"""

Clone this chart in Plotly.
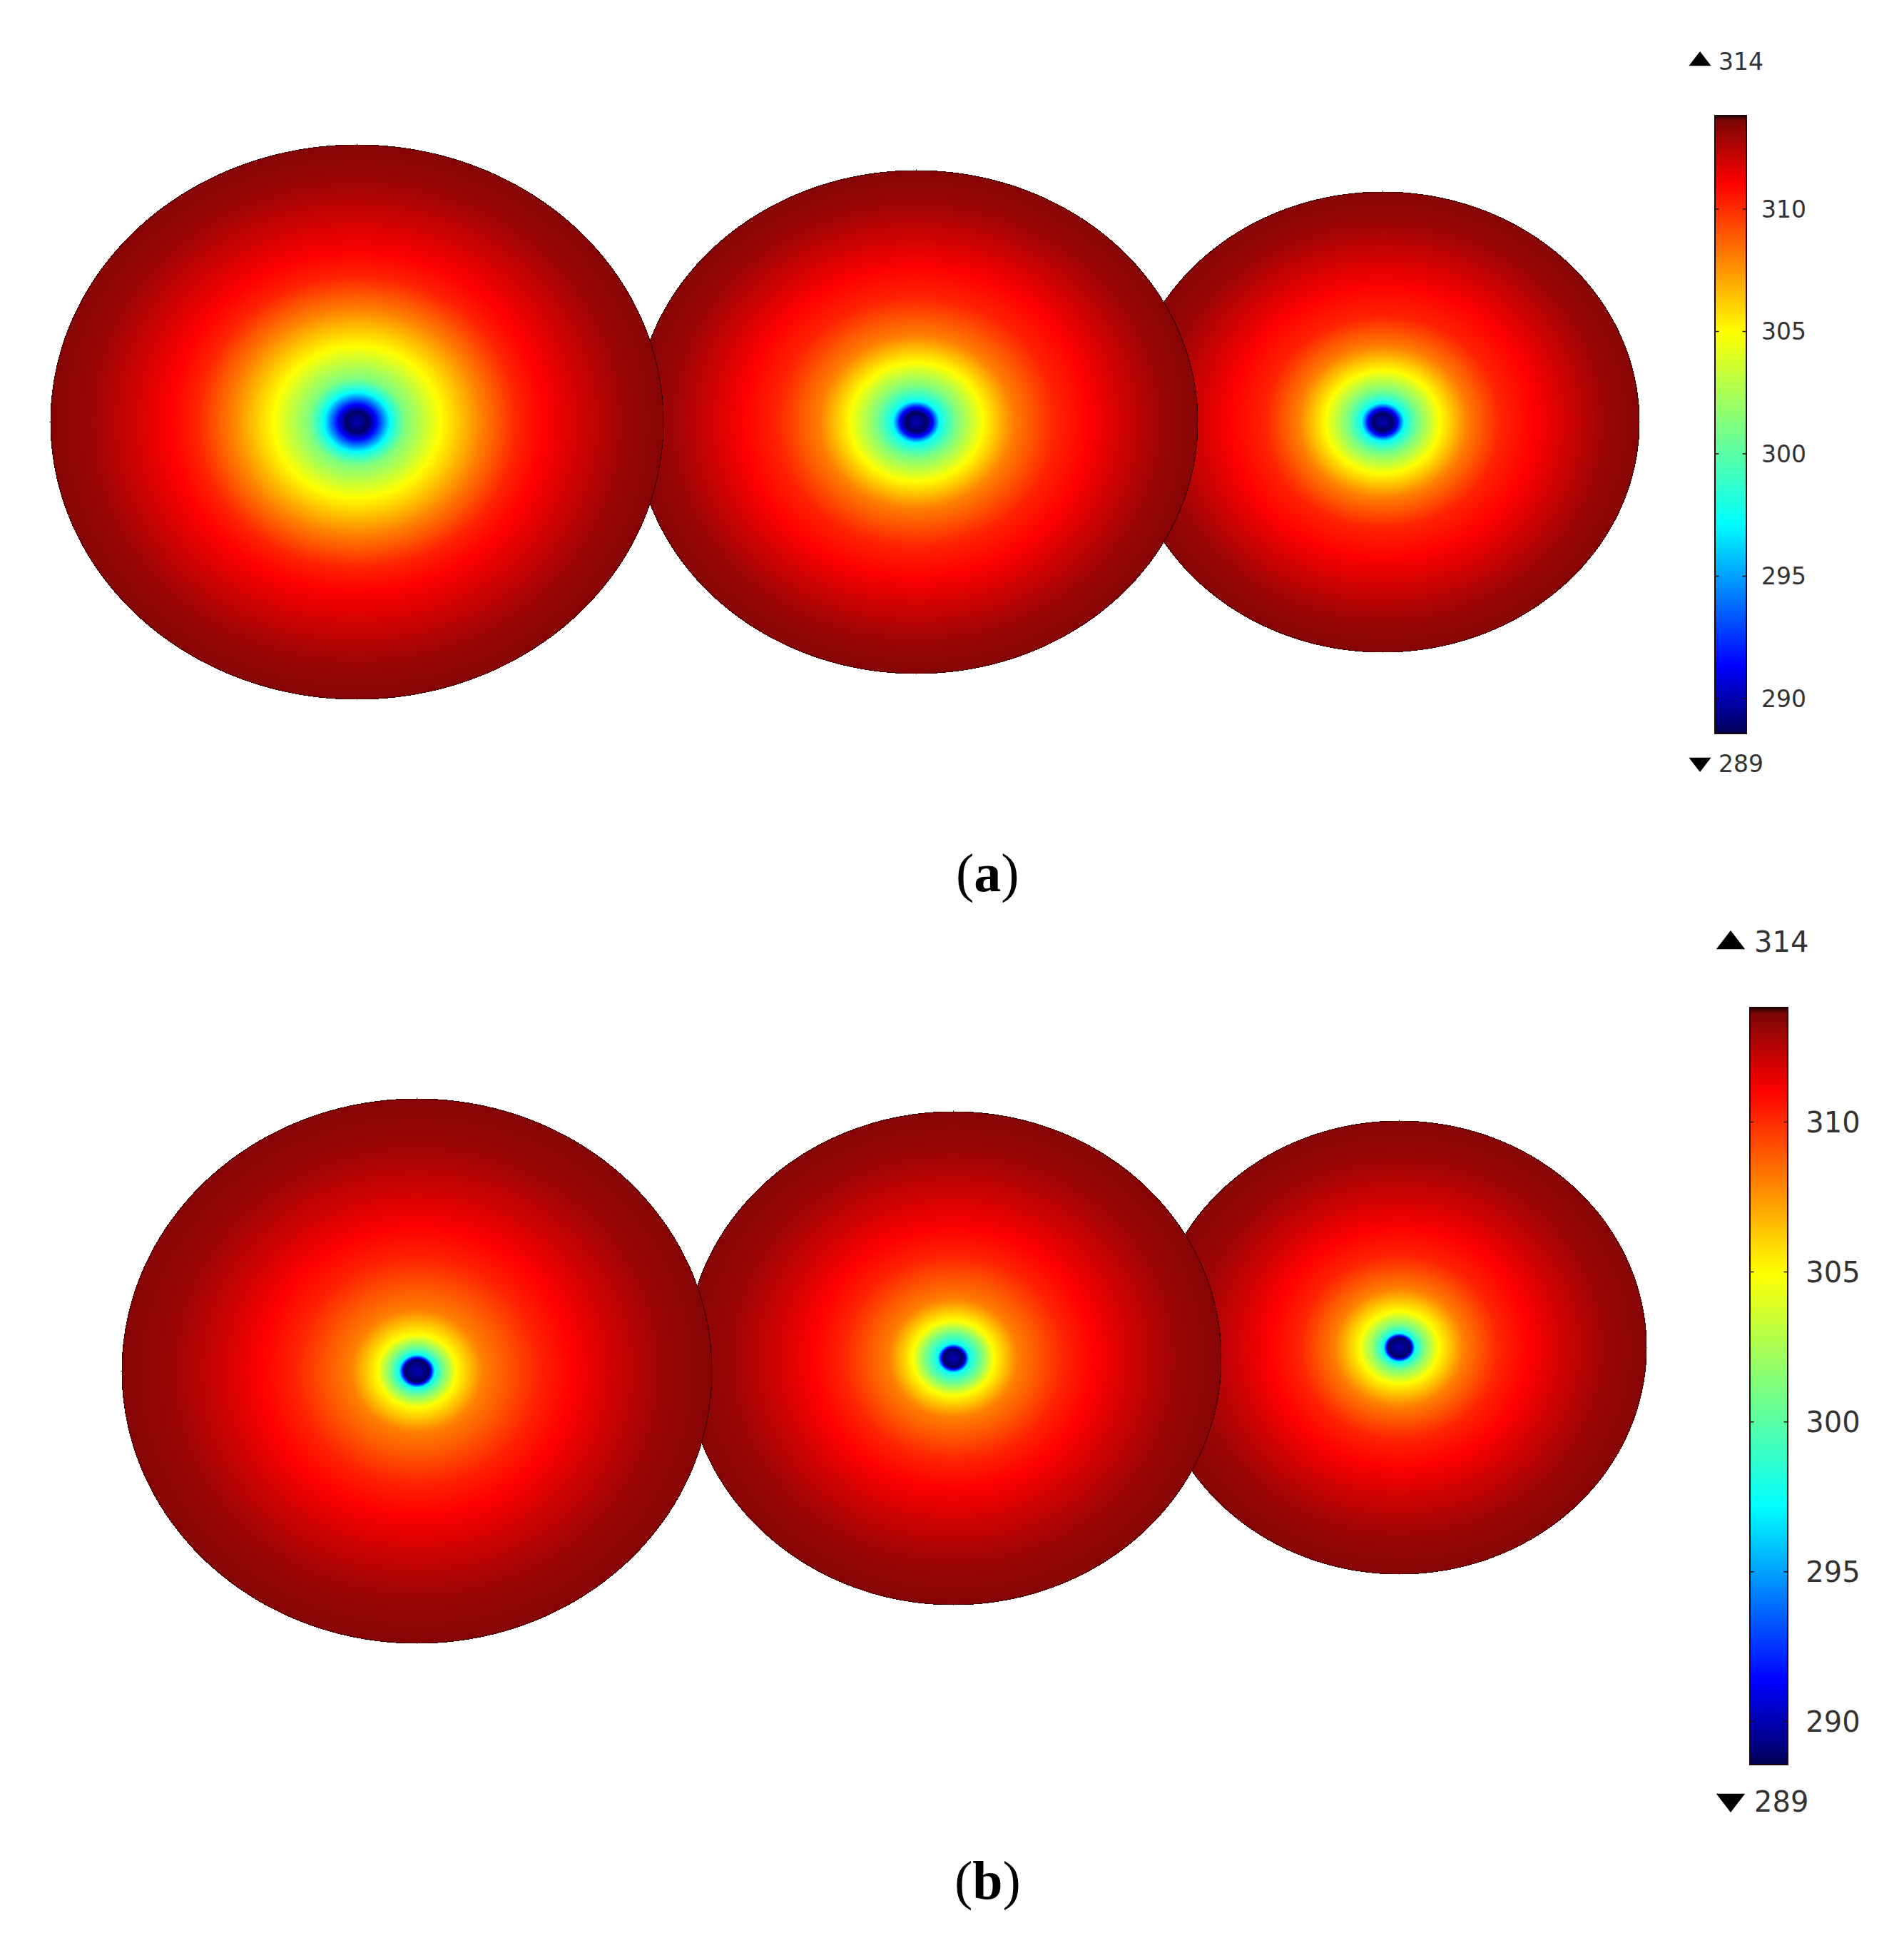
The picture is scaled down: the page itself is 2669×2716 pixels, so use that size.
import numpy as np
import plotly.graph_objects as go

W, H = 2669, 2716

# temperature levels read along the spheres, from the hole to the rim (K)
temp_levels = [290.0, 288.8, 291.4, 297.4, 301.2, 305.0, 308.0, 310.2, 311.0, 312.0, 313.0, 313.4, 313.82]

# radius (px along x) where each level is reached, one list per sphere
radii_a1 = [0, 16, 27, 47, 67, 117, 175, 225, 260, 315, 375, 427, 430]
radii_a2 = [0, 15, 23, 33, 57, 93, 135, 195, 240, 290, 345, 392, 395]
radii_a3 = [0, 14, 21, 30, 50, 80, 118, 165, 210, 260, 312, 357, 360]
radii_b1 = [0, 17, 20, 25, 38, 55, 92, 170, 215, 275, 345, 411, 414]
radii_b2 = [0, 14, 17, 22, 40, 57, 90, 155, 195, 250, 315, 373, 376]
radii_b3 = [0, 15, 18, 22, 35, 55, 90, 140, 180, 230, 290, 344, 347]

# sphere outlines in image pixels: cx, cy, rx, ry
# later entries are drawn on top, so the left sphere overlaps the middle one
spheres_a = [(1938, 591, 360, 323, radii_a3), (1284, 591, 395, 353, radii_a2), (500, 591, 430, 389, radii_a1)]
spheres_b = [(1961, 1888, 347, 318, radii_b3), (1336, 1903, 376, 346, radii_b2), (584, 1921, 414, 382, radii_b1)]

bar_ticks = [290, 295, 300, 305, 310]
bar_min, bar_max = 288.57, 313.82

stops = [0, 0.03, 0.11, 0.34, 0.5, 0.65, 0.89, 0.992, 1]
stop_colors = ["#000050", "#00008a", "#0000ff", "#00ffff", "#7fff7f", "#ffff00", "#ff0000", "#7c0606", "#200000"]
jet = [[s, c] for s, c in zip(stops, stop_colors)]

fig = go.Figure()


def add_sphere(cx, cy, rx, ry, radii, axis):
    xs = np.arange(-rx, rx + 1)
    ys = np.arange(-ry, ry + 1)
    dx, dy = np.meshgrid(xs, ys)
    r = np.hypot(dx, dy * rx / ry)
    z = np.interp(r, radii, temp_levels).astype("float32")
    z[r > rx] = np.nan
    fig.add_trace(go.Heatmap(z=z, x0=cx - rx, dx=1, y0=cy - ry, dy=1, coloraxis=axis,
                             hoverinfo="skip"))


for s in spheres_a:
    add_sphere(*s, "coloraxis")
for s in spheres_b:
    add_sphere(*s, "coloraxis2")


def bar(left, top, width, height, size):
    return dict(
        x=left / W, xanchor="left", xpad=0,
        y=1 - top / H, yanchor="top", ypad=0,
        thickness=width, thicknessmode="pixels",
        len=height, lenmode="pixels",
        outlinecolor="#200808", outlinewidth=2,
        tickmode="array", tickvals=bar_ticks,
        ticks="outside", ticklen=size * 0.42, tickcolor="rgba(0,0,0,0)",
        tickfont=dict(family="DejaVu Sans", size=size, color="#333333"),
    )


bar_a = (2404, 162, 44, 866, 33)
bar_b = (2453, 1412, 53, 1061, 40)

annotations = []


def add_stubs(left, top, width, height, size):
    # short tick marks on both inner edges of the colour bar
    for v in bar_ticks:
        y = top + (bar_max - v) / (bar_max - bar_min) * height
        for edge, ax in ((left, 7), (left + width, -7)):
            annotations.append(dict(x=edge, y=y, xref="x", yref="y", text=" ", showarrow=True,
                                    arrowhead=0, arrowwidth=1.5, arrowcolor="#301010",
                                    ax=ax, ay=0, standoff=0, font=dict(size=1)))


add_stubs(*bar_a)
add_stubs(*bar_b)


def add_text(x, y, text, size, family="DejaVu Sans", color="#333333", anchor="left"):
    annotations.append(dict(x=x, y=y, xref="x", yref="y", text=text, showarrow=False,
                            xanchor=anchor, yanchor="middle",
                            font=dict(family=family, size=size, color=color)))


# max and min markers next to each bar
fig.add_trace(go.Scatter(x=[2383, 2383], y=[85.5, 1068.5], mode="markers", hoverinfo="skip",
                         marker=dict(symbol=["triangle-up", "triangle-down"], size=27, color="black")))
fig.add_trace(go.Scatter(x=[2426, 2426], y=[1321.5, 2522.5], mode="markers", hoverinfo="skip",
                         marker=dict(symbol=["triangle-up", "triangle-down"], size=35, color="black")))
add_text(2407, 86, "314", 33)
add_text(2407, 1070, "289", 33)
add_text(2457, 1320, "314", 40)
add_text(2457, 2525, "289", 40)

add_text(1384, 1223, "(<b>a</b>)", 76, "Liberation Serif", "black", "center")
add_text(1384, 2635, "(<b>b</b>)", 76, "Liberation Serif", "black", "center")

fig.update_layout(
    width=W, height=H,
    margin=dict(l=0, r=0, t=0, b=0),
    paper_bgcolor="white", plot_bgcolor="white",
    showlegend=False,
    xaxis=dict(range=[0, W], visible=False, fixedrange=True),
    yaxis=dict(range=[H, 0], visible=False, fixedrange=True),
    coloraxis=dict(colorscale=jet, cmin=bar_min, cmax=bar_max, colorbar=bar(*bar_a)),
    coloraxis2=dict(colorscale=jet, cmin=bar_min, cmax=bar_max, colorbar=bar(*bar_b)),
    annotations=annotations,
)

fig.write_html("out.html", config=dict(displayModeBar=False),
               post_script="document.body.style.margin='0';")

"""
"""

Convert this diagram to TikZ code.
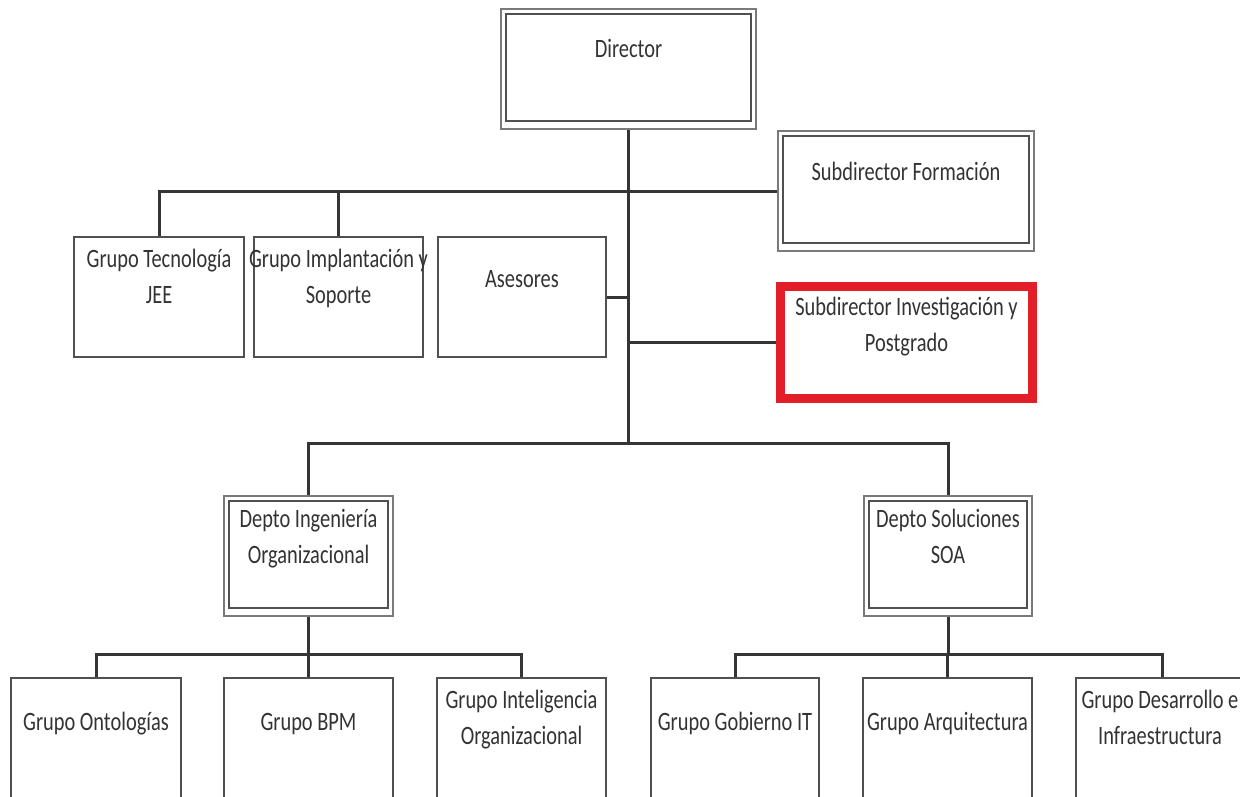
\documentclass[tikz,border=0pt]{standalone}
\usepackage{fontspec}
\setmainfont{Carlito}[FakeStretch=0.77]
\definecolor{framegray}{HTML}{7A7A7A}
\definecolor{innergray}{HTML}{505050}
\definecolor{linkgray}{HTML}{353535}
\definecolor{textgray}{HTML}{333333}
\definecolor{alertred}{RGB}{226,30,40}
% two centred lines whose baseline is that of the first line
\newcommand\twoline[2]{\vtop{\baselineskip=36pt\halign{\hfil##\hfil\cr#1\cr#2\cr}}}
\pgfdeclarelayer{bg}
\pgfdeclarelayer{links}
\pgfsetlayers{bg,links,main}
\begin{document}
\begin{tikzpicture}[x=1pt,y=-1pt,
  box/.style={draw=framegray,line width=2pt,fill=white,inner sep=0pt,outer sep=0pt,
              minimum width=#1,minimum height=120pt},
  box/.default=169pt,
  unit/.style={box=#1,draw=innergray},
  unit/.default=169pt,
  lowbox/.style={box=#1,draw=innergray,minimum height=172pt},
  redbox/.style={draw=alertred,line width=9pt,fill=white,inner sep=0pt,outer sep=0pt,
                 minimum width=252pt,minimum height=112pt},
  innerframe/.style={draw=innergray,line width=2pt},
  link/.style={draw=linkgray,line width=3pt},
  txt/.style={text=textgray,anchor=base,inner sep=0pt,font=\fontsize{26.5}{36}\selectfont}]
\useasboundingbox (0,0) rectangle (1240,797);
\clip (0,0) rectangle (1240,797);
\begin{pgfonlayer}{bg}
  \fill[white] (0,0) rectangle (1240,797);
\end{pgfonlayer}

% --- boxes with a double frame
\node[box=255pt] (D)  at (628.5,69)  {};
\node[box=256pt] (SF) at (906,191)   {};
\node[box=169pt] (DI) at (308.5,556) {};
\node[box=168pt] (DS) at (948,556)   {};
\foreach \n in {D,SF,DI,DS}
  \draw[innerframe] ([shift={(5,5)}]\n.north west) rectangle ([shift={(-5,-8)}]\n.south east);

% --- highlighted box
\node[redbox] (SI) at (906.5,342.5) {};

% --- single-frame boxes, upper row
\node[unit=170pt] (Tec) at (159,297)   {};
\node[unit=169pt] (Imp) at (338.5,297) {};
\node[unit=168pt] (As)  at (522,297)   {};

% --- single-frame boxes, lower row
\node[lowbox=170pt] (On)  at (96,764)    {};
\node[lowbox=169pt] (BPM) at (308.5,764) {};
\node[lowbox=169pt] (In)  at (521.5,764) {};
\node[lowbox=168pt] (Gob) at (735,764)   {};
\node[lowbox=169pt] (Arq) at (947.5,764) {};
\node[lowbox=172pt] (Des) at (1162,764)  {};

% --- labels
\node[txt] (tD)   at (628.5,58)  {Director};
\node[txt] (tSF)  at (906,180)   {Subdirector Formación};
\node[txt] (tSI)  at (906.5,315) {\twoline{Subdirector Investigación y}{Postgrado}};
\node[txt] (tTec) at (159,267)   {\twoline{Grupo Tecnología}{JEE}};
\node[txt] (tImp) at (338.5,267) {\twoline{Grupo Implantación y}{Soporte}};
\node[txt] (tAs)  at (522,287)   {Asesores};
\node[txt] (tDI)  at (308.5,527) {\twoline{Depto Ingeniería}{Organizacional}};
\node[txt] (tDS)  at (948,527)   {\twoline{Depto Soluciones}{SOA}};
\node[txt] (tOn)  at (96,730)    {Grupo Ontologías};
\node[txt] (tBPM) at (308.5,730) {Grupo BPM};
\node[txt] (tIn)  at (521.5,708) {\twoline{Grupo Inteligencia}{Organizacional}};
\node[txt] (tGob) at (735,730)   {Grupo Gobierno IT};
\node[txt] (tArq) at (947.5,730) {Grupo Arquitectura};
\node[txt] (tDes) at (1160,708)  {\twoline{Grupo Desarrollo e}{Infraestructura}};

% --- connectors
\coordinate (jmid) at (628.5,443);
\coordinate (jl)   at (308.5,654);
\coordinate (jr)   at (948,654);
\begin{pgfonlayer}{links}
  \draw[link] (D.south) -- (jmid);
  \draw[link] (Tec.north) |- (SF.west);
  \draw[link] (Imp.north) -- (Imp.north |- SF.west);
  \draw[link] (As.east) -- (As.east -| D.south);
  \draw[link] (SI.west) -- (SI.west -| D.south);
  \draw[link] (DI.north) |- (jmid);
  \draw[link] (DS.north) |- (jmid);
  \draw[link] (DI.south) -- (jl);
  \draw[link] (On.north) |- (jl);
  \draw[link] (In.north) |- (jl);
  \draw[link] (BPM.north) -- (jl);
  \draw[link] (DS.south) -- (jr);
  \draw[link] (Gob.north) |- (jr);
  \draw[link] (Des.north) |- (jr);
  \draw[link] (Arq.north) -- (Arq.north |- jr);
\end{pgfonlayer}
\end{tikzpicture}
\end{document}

"""

Problem:
Using the data above, which lines fall from the one with "Clone this chart in Plotly." through the one with "W, H = 2669, 2716"? Repeat them exactly, ends included, minus any pictures.

The answer:
Clone this chart in Plotly.
The picture is scaled down: the page itself is 2669×2716 pixels, so use that size.
import numpy as np
import plotly.graph_objects as go

W, H = 2669, 2716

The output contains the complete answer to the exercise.